Drawing from all the decades, Cosm takes the stage with a sound that we’ve heard before but never in quite this way.
Singer Wendy Jernigan has a thick, sexy voice that crawls over the electronic breakbeat and drum and bass rhythms produced by her bandmates.
It sounds like club music echoing off the walls of a concrete warehouse, and in the center of it all is a pouty-lipped woman in a tight satin evening dress.
The message is simple: Cosm doesn’t believe that a band has to be defined by guitars, drums and vocals anymore.
“My idea is to bring electronic music to the masses, to the mainstream,” Jernigan said. “It might be hard for people to grasp, but it’s all about great music. We’re just playing it in different ways.”
Cosm started with drummer Daniel Day who formed the band as an avant-garde jazz group. He took the band from Los Angeles to New York and then moved back to Salt Lake City, Utah, where he played a regular gig at Mechanized Records, a store that marketed vinyl to DJs.
The gig introduced Day to drum ‘n’ bass and breakbeat, fast-paced, rhythm-focused electronic music.
He started to redefine what he wanted from his band in the summer of 2001. He wanted to turn it into more of a drum ‘n’ bass sound, but he wanted it to be a live act, not premixed or preprogrammed.
His new band combined electronic drumbeats with live drums, a guitar, keyboard and preprogrammed sounds.
In August of that summer, Day found Jernigan when his other band, The Kingdom, opened for her band, Uber Faction, an electro-industrial band in the style of KMFDM.
“We were really impressed with each other,” she said. “He told me that he was going to do this instrumental project and would like to include a female voice.”
Jernigan wrote the melody lines and lyrics to match Cosm’s songs, and it worked.
The final project has live drums paired with electronic drums, a live keyboard, vocals and turntables.
Before Jernigan met Day, she didn’t know much about electronic music.
“My main influence is Jane’s Addiction. I’m a rock ‘n’ roll kind of girl,” she said. “I didn’t know what drum ‘n’ bass was, but I like it now that I’m exposed to it. Great music is great music.”
Cosm recently released a six-song CD. They plan to release a four-song vinyl record in January. Even though it costs more than twice as much to do a pressing on vinyl than it does to make a CD (it costs $5 to make a record compared with $2 to make a CD), Cosm wants its music to be accessible to the DJ population.

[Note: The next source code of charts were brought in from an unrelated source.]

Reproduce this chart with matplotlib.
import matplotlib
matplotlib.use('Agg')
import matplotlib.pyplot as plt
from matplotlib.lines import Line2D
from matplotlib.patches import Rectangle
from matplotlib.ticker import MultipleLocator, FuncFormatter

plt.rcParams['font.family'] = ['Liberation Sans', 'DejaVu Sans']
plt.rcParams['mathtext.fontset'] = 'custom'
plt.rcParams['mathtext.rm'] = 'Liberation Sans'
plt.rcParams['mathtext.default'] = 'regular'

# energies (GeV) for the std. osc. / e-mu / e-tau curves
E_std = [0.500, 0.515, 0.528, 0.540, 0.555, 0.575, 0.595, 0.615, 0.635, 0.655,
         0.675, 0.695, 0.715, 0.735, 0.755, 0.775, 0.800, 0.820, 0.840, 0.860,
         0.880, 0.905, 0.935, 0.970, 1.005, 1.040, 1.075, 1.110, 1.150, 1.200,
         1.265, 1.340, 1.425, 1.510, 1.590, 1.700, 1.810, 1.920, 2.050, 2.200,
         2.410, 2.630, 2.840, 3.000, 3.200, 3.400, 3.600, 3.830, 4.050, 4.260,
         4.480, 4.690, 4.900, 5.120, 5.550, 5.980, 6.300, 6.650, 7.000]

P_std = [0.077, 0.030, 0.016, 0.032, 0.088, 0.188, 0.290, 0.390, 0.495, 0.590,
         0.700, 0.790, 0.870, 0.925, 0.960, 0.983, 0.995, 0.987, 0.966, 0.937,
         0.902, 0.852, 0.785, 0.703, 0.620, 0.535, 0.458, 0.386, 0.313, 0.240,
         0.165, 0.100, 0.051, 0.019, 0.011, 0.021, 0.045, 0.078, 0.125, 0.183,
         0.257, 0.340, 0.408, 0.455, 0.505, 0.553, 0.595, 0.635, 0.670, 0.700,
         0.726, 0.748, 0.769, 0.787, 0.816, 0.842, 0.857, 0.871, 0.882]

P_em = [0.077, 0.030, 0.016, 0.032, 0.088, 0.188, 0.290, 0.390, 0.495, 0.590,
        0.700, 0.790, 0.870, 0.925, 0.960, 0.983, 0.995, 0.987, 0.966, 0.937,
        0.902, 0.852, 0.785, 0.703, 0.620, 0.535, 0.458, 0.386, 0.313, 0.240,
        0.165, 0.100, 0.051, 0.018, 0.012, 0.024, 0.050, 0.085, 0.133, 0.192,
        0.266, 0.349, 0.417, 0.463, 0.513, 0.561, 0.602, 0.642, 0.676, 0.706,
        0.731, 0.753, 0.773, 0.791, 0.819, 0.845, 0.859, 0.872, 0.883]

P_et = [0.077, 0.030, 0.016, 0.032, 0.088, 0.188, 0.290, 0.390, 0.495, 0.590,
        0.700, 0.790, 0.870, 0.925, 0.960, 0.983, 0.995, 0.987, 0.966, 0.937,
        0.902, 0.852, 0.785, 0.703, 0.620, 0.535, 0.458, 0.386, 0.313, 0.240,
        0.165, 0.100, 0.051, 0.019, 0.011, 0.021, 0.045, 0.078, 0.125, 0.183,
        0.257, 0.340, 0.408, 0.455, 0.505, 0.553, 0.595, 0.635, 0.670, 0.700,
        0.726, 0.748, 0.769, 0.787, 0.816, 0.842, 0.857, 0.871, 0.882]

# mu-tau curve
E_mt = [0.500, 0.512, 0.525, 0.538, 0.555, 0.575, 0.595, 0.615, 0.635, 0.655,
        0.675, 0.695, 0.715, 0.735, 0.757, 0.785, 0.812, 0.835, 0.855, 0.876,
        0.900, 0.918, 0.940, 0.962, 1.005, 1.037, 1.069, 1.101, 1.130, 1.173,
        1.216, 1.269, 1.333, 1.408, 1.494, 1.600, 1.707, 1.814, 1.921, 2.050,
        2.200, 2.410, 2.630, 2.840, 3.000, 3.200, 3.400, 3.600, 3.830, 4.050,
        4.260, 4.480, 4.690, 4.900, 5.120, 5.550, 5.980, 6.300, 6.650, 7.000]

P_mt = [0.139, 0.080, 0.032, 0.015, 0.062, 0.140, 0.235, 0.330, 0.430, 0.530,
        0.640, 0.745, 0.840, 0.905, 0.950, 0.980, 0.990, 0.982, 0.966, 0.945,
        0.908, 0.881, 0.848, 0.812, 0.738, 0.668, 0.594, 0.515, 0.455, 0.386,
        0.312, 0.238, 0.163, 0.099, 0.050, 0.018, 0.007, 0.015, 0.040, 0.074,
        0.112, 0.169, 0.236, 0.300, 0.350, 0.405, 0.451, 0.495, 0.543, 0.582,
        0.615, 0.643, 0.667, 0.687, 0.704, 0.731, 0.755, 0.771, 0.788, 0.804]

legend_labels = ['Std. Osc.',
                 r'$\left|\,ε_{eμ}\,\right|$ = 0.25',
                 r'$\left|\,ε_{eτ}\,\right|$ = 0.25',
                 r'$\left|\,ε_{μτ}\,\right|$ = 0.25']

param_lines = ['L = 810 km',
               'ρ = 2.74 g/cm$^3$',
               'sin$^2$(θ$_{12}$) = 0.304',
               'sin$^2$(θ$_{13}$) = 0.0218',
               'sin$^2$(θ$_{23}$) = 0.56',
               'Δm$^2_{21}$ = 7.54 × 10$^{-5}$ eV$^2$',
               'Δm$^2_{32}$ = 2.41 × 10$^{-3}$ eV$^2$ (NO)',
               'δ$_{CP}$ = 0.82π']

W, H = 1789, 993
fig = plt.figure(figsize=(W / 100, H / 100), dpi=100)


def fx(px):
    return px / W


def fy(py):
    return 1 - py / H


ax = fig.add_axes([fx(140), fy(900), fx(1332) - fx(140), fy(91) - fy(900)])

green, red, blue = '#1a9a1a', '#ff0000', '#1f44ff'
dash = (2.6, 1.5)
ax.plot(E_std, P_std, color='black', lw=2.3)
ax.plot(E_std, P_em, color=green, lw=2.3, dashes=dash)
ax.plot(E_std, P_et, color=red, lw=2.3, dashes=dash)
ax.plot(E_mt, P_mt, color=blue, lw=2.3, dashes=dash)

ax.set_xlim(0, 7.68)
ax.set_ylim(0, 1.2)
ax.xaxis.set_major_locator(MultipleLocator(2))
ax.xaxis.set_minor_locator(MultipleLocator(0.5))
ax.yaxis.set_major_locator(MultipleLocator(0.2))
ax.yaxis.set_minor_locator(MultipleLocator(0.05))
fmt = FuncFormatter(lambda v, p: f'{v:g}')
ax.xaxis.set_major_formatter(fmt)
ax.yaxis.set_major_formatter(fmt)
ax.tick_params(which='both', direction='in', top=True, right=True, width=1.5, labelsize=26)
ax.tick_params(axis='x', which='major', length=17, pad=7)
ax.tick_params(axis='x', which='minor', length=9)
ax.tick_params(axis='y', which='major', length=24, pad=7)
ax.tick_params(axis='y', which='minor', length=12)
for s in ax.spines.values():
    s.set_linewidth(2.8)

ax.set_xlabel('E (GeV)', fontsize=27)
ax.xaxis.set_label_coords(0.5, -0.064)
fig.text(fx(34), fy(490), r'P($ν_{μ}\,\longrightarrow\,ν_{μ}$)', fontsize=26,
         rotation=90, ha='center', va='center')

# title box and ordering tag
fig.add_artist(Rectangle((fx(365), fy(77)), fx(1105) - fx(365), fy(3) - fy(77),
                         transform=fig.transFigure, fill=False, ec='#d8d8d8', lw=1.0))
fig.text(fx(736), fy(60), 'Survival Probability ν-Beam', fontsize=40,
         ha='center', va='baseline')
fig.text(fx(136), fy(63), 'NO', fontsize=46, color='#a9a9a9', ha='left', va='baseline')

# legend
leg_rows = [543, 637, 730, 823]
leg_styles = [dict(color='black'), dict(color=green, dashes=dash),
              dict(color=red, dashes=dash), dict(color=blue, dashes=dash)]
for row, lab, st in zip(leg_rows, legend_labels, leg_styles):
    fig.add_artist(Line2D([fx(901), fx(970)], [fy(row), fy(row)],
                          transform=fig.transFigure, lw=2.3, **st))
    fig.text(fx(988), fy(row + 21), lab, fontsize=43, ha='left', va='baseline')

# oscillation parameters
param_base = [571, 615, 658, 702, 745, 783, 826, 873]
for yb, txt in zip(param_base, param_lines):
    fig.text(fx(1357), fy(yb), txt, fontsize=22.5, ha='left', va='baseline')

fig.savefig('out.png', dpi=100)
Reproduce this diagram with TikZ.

“The idea is to flood the nation by giving a test press of vinyl to DJs and have them play it in clubs,” Jernigan said.
Each record has an intro and an outro to make it easy for DJs to mix it into their set.
For Tuesday’s show at Levelz, Cosm is paired with DJ dotcom, aka Peter Blick, who is spinning at the beginning of the show to warm up the crowd and during the set break.